Book I · The Second Renaissance

What AI Changes (And What It Doesn't)

The Mirage of Competence

Most discourse around Artificial Intelligence suffers from a persistent category error, oscillating between the breathless hyperbole of total displacement and the dismissive framing of "just another tool." Both views fail to grasp the ontological shift currently underway.

AI does not merely "do things." It inhabits the "Uncanny Valley" of cognitive production—a probabilistic engine that can generate the style of expertise without possessing the judgment of the expert. To navigate the Second Renaissance is to learn how to delineate the boundary where machine inference ends and human authority must begin.

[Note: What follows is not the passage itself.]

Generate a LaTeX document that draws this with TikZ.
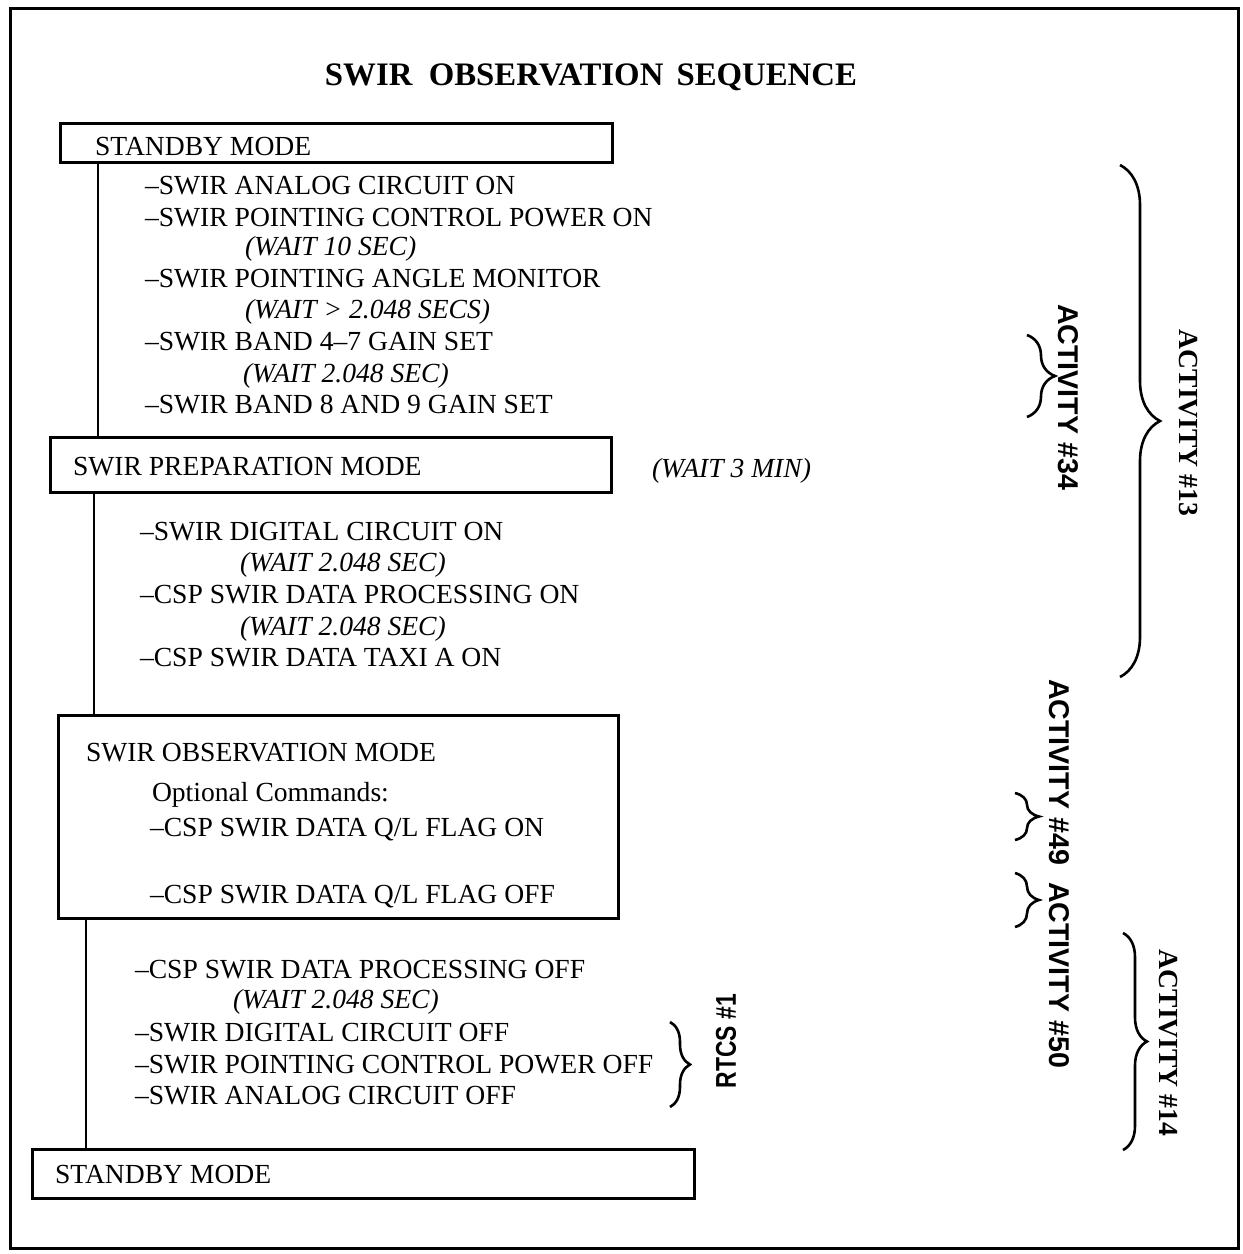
\documentclass[tikz,border=0pt]{standalone}
\usepackage{fontspec}
\usepackage{graphicx}
\setmainfont{Liberation Serif}
\newfontfamily\labelsans{Liberation Sans}
\usetikzlibrary{decorations.pathreplacing}

\begin{document}
\begin{tikzpicture}[x=0.5pt,y=-0.5pt,
  every node/.style={inner sep=0pt,outer sep=0pt},
  modebox/.style={draw,line width=1.5pt,rectangle},
  cmd/.style={anchor=base west,font=\fontsize{13.8}{16}\selectfont},
  waittxt/.style={anchor=base west,font=\fontsize{13.8}{16}\selectfont\itshape},
  link/.style={line width=1.3pt},
  curly/.style={line width=1.3pt,decorate,decoration={brace,amplitude=#1}},
  actsans/.style={font=\labelsans\fontsize{14.3}{16}\selectfont\bfseries},
  actserif/.style={font=\fontsize{13.8}{16}\selectfont\bfseries}]

\useasboundingbox (0,0) rectangle (1243,1254);
% outer frame
\draw[line width=1.5pt] (10,8) rectangle (1238,1248);

% title
\node[anchor=base,font=\fontsize{16.4}{18}\selectfont\bfseries] (title) at (591,85)
  {SWIR\hspace{0.5em}OBSERVATION\hspace{0.4em}SEQUENCE};

% mode boxes
\node[modebox,minimum width=276pt,minimum height=19.5pt] (b1) at (336,142.5) {};
\node[modebox,minimum width=280.5pt,minimum height=27.5pt] (b2) at (330.5,464.5) {};
\node[modebox,minimum width=280pt,minimum height=101.5pt] (b3) at (338,816.5) {};
\node[modebox,minimum width=331pt,minimum height=24.5pt] (b4) at (363,1173.5) {};

% vertical connectors between the modes
\coordinate (c1) at (98,0);
\coordinate (c2) at (94,0);
\coordinate (c3) at (86,0);
\draw[link] (b1.south -| c1) -- (b2.north -| c1);
\draw[link] (b2.south -| c2) -- (b3.north -| c2);
\draw[link] (b3.south -| c3) -- (b4.north -| c3);

% box titles
\node[cmd] (t1) at (95,155) {STANDBY MODE};
\node[cmd] (t2) at (73,475) {SWIR PREPARATION MODE};
\node[cmd] (t3) at (86,761) {SWIR OBSERVATION MODE};
\node[cmd] (t4) at (55,1183) {STANDBY MODE};

% standby -> preparation
\node[cmd] (s1) at (145,194) {--SWIR ANALOG CIRCUIT ON};
\node[cmd] (s2) at (145,226) {--SWIR POINTING CONTROL POWER ON};
\node[waittxt] (w1) at (245,255) {(WAIT 10 SEC)};
\node[cmd] (s3) at (145,287) {--SWIR POINTING ANGLE MONITOR};
\node[waittxt] (w2) at (245,318) {(WAIT > 2.048 SECS)};
\node[cmd] (s4) at (145,350) {--SWIR BAND 4--7 GAIN SET};
\node[waittxt] (w3) at (243,382) {(WAIT 2.048 SEC)};
\node[cmd] (s5) at (145,413) {--SWIR BAND 8 AND 9 GAIN SET};
\node[waittxt] (w4) at (652,477) {(WAIT 3 MIN)};

% preparation -> observation
\node[cmd] (p1) at (140,540) {--SWIR DIGITAL CIRCUIT ON};
\node[waittxt] (w5) at (240,571) {(WAIT 2.048 SEC)};
\node[cmd] (p2) at (140,603) {--CSP SWIR DATA PROCESSING ON};
\node[waittxt] (w6) at (240,635) {(WAIT 2.048 SEC)};
\node[cmd] (p3) at (140,666) {--CSP SWIR DATA TAXI A ON};

% observation mode contents
\node[cmd] (o1) at (152,801) {Optional Commands:};
\node[cmd] (o2) at (150,836) {--CSP SWIR DATA Q/L FLAG ON};
\node[cmd] (o3) at (150,903) {--CSP SWIR DATA Q/L FLAG OFF};

% observation -> standby
\node[cmd] (e1) at (135,978) {--CSP SWIR DATA PROCESSING OFF};
\node[waittxt] (w7) at (233,1008) {(WAIT 2.048 SEC)};
\node[cmd] (e2) at (135,1041) {--SWIR DIGITAL CIRCUIT OFF};
\node[cmd] (e3) at (135,1073) {--SWIR POINTING CONTROL POWER OFF};
\node[cmd] (e4) at (135,1104) {--SWIR ANALOG CIRCUIT OFF};

% braces
\coordinate (r13a) at (1120,165);  \coordinate (r13b) at (1120,677);
\coordinate (r34a) at (1027,335);  \coordinate (r34b) at (1027,417);
\coordinate (r49a) at (1015,793);  \coordinate (r49b) at (1015,840);
\coordinate (r50a) at (1015,873);  \coordinate (r50b) at (1015,927);
\coordinate (r14a) at (1123,933);  \coordinate (r14b) at (1123,1150);
\coordinate (rtca) at (670,1022);  \coordinate (rtcb) at (670,1107);
\draw[curly=20pt] (r13a) -- (r13b);
\draw[curly=14pt] (r34a) -- (r34b);
\draw[curly=12pt] (r49a) -- (r49b);
\draw[curly=12pt] (r50a) -- (r50b);
\draw[curly=12pt] (r14a) -- (r14b);
\draw[curly=10pt] (rtca) -- (rtcb);

% brace labels
\node[actserif,rotate=-90] (a13) at (1188,423) {ACTIVITY \#13};
\node[actserif,rotate=-90] (a14) at (1168,1043) {ACTIVITY \#14};
\node[actsans,rotate=-90] (a34) at (1068,397) {ACTIVITY \#34};
\node[actsans,rotate=-90] (a49) at (1059,772) {ACTIVITY \#49};
\node[actsans,rotate=-90] (a50) at (1059,975) {ACTIVITY \#50};
\node[actsans,rotate=90] (rt) at (726,1041) {\scalebox{0.8}[1]{RTCS \#1}};
\end{tikzpicture}
\end{document}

The Generation Collapse: What Gets Cheaper

We are witnessing the industrialization of "System 1" thinking. In the terminology of cognitive science—and increasingly, the frontier labs—System 1 is the intuitive, fast, and probabilistic mode of cognition. AI has effectively reduced the cost of this mode to near-zero. Consequently, several territories of human labor have seen their scarcity evaporate:

  • The First Approximation: The era of the "blank page" is over. Whether in prose, code, or design, a passable first draft is now a utility as pervasive and cheap as electricity.
  • Syntactic Adaptation: The labor of translation—converting a transcript into a specification, or a legacy codebase into a modern framework—has been commodified.
  • The "Infinite Intern": High-level cognitive assistance—synthesis, analogical reasoning, and cross-domain explanation—is now available at scale, bypassing the need for expensive, human-mediated expert access.

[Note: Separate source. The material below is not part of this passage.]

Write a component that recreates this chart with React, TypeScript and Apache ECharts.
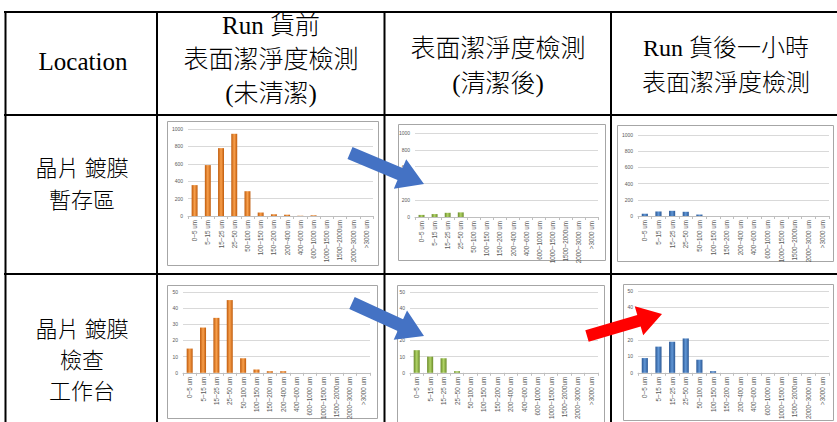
import React, { useEffect, useRef } from "react";
import * as echarts from "echarts";

const categories = ["0~5 um", "5~15 um", "15~25 um", "25~50 um", "50~100 um", "100~150 um", "150~200 um", "200~400 um", "400~600 um", "600~1000 um", "1000~1500 um", "1500~2000um", "2000~3000 um", ">3000 um"];

const storageBefore = [355, 585, 780, 945, 285, 40, 20, 15, 3, 8, 0, 0, 0, 0];
const storageAfterClean = [25, 35, 50, 55, 0, 0, 0, 0, 0, 0, 0, 0, 0, 0];
const storageAfterRun = [28, 56, 64, 52, 18, 0, 0, 0, 0, 0, 0, 0, 0, 0];
const inspectBefore = [15, 28, 34, 45, 9, 2, 1, 1, 0, 0, 0, 0, 0, 0];
const inspectAfterClean = [14, 10, 9, 1, 0, 0, 0, 0, 0, 0, 0, 0, 0, 0];
const inspectAfterRun = [9, 16, 19, 21, 8, 1, 0, 0, 0, 0, 0, 0, 0, 0];

const headerCol1 = ["Location"];
const headerCol2 = ["Run 貨前", "表面潔淨度檢測", "(未清潔)"];
const headerCol3 = ["表面潔淨度檢測", "(清潔後)"];
const headerCol4 = ["Run 貨後一小時", "表面潔淨度檢測"];
const row1Label = ["晶片 鍍膜", "暫存區"];
const row2Label = ["晶片 鍍膜", "檢查", "工作台"];

const ORANGE = ["#BF5B0C", "#F9A04C", "#BF5B0C"];
const GREEN = ["#6A8A2A", "#B0D466", "#6A8A2A"];
const BLUE = ["#2A5794", "#6197D6", "#2A5794"];

const charts = [
  { data: storageBefore, max: 1000, step: 200, colors: ORANGE, grid: { left: 188, top: 129, width: 185, height: 87 }, frame: [167, 121, 211, 144] },
  { data: storageAfterClean, max: 1000, step: 200, colors: GREEN, grid: { left: 415, top: 133, width: 183, height: 84 }, frame: [398, 124, 207, 136] },
  { data: storageAfterRun, max: 1000, step: 200, colors: BLUE, grid: { left: 638, top: 135, width: 191, height: 81 }, frame: [617, 125, 216, 136] },
  { data: inspectBefore, max: 50, step: 10, colors: ORANGE, grid: { left: 183, top: 292, width: 187, height: 82 }, frame: [167, 285, 210, 133] },
  { data: inspectAfterClean, max: 50, step: 10, colors: GREEN, grid: { left: 410, top: 292, width: 188, height: 84 }, frame: [397, 285, 207, 140] },
  { data: inspectAfterRun, max: 50, step: 10, colors: BLUE, grid: { left: 638, top: 291, width: 191, height: 83 }, frame: [623, 284, 210, 136] },
];

function arrow(tail: number[], tip: number[], shaftW: number, headW: number, headL: number) {
  const dx = tip[0] - tail[0];
  const dy = tip[1] - tail[1];
  const len = Math.sqrt(dx * dx + dy * dy);
  const ux = dx / len, uy = dy / len;
  const nx = -uy, ny = ux;
  const bx = tip[0] - ux * headL, by = tip[1] - uy * headL;
  return [
    [tail[0] + nx * shaftW / 2, tail[1] + ny * shaftW / 2],
    [bx + nx * shaftW / 2, by + ny * shaftW / 2],
    [bx + nx * headW / 2, by + ny * headW / 2],
    [tip[0], tip[1]],
    [bx - nx * headW / 2, by - ny * headW / 2],
    [bx - nx * shaftW / 2, by - ny * shaftW / 2],
    [tail[0] - nx * shaftW / 2, tail[1] - ny * shaftW / 2],
  ];
}

const SERIF = "'Liberation Serif', 'Noto Sans CJK TC Light', 'Noto Sans CJK TC', serif";
const CJK = "'Noto Sans CJK TC Light', 'Noto Sans CJK TC', sans-serif";

function textLines(lines: string[], cx: number, ys: number[], size: number, family: string) {
  return lines.map((t, i) => ({
    type: "text",
    z: 50,
    style: { text: t, x: cx, y: ys[i], align: "center", verticalAlign: "middle", fontSize: size, fontWeight: 300, fontFamily: family, fill: "#000" },
  }));
}

export default function App() {
  const ref = useRef<HTMLDivElement>(null);
  useEffect(() => {
    if (!ref.current) return;
    const chart = echarts.init(ref.current, null, { renderer: "svg" });
    const grids: any[] = [], xAxes: any[] = [], yAxes: any[] = [], series: any[] = [];
    charts.forEach((c, i) => {
      grids.push({ ...c.grid, containLabel: false });
      xAxes.push({
        type: "category", gridIndex: i, data: categories,
        axisLine: { lineStyle: { color: "#BFBFBF", width: 1 } },
        axisTick: { show: true, length: 3, lineStyle: { color: "#BFBFBF" } },
        axisLabel: { interval: 0, rotate: 90, fontSize: 6.3, color: "#595959", margin: 4, fontFamily: "Arial, 'Liberation Sans', sans-serif" },
      });
      yAxes.push({
        type: "value", gridIndex: i, min: 0, max: c.max, interval: c.step,
        axisLine: { show: false }, axisTick: { show: false },
        splitLine: { lineStyle: { color: "#D9D9D9", width: 1 } },
        axisLabel: { fontSize: 5, color: "#595959", margin: 5, formatter: (v: number) => String(v), fontFamily: "Arial, 'Liberation Sans', sans-serif" },
      });
      series.push({
        type: "bar", xAxisIndex: i, yAxisIndex: i, data: c.data, barWidth: "45%",
        itemStyle: {
          color: { type: "linear", x: 0, y: 0, x2: 1, y2: 0, colorStops: [
            { offset: 0, color: c.colors[0] }, { offset: 0.5, color: c.colors[1] }, { offset: 1, color: c.colors[2] } ] },
        },
      });
    });

    const frames = charts.map((c) => ({
      type: "rect", z: -10, silent: true,
      shape: { x: c.frame[0] + 0.5, y: c.frame[1] + 0.5, width: c.frame[2], height: c.frame[3] },
      style: { fill: "#fff", stroke: "#A6A6A6", lineWidth: 1 },
    }));

    const line = (x1: number, y1: number, x2: number, y2: number) => ({
      type: "line", z: 40, silent: true,
      shape: { x1, y1, x2, y2 }, style: { stroke: "#000", lineWidth: 2 },
    });

    const graphic: any[] = [
      ...frames,
      line(4, 12, 837, 12),
      line(4, 115, 837, 115),
      line(4, 274, 837, 274),
      line(5.5, 11, 5.5, 422),
      line(157, 11, 157, 422),
      line(384.5, 11, 384.5, 422),
      line(611, 11, 611, 422),
      ...textLines(headerCol1, 83, [61], 25, SERIF),
      ...textLines(headerCol2, 271, [25, 59, 93], 25, SERIF),
      ...textLines(headerCol3, 498, [48, 83], 25, SERIF),
      ...textLines(headerCol4, 726, [48, 83], 24, SERIF),
      ...textLines(row1Label, 82, [166, 198], 22, CJK),
      ...textLines(row2Label, 82, [327, 358, 389], 22, CJK),
      { type: "polygon", z: 100, shape: { points: arrow([350, 153], [424, 184], 13, 32, 26) }, style: { fill: "#4472C4" } },
      { type: "polygon", z: 100, shape: { points: arrow([352, 303], [424, 336], 13, 32, 26) }, style: { fill: "#4472C4" } },
      { type: "polygon", z: 100, shape: { points: arrow([587, 336], [662, 314], 12, 30, 24) }, style: { fill: "#FF0000" } },
    ];

    chart.setOption({
      animation: false,
      backgroundColor: "#fff",
      grid: grids,
      xAxis: xAxes,
      yAxis: yAxes,
      series,
      graphic,
    });
    return () => chart.dispose();
  }, []);
  return <div ref={ref} style={{ position: "fixed", left: 0, top: 0, width: 837, height: 422 }} />;
}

The Scarcity of Judgment: What Remains Rare

As the cost of generation collapses, the value of verification explodes. This is the realm of "System 2": the slow, deliberate, and deterministic process of reasoning, ethical weighing, and real-world orchestration. The things that remain scarce—and therefore command the highest market premium—are:

  1. The Sovereignty of Judgment: Identifying which problems are worth the compute, and which "solutions" are merely hallucinations of polish.
  2. The Discipline of Evaluation: In a world of synthetic output, the ability to know why an output is wrong, unaligned, or dangerous is more valuable than the ability to produce it.
  3. Deployment Ownership: The machine cannot "own" a result. It cannot navigate the messy, human politics of an organization or take responsibility for an outcome. Orchestration remains an exclusively human capacity.
  4. Synthesized Communication: The ability to bridge the gap between high-dimensional machine latent space and the narrative-driven, often irrational reality of human stakeholders.

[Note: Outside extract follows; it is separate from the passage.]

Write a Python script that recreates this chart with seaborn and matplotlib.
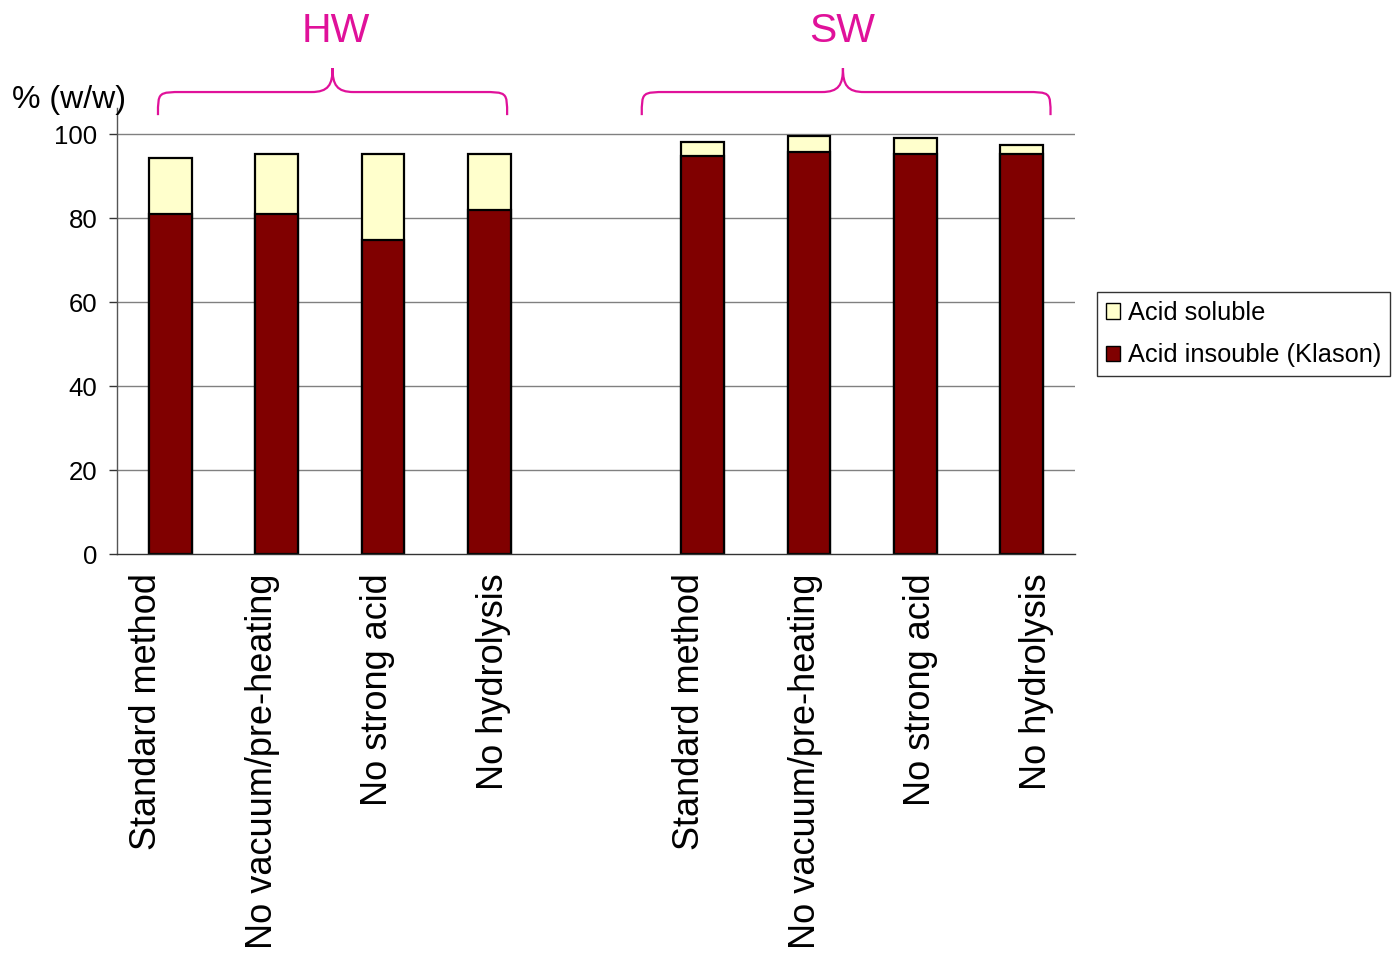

The Restructuring of Technical Value

This does not imply that technical skills are obsolete; rather, their marginal value has shifted. The standalone coder is being superseded by the "Cognitive Architect."

Market data confirms this transition: technical foundations (Python, Cloud Architecture, RAG pipelines) are now the entry fee, while the differentiator is the ability to govern those systems. We are moving from an era of "Hand-Crafted Execution" to an era of "Curated Intervention."

The Signature in the Latent Space

If the output layer is now a commodity, then your "Proof of Work" must move deeper.

This curriculum’s emphasis on the Identity System and the Trust Infrastructure is not a preoccupation with branding; it is a response to the fact that in an age of infinite synthetic polish, the only durable signal is a coherent human origin.

Visibility and deployment discipline are the only mechanisms by which your scarcest qualities—judgment, ethics, and ownership—become legible to the market. When the machine provides the draft, the human must provide the Signature.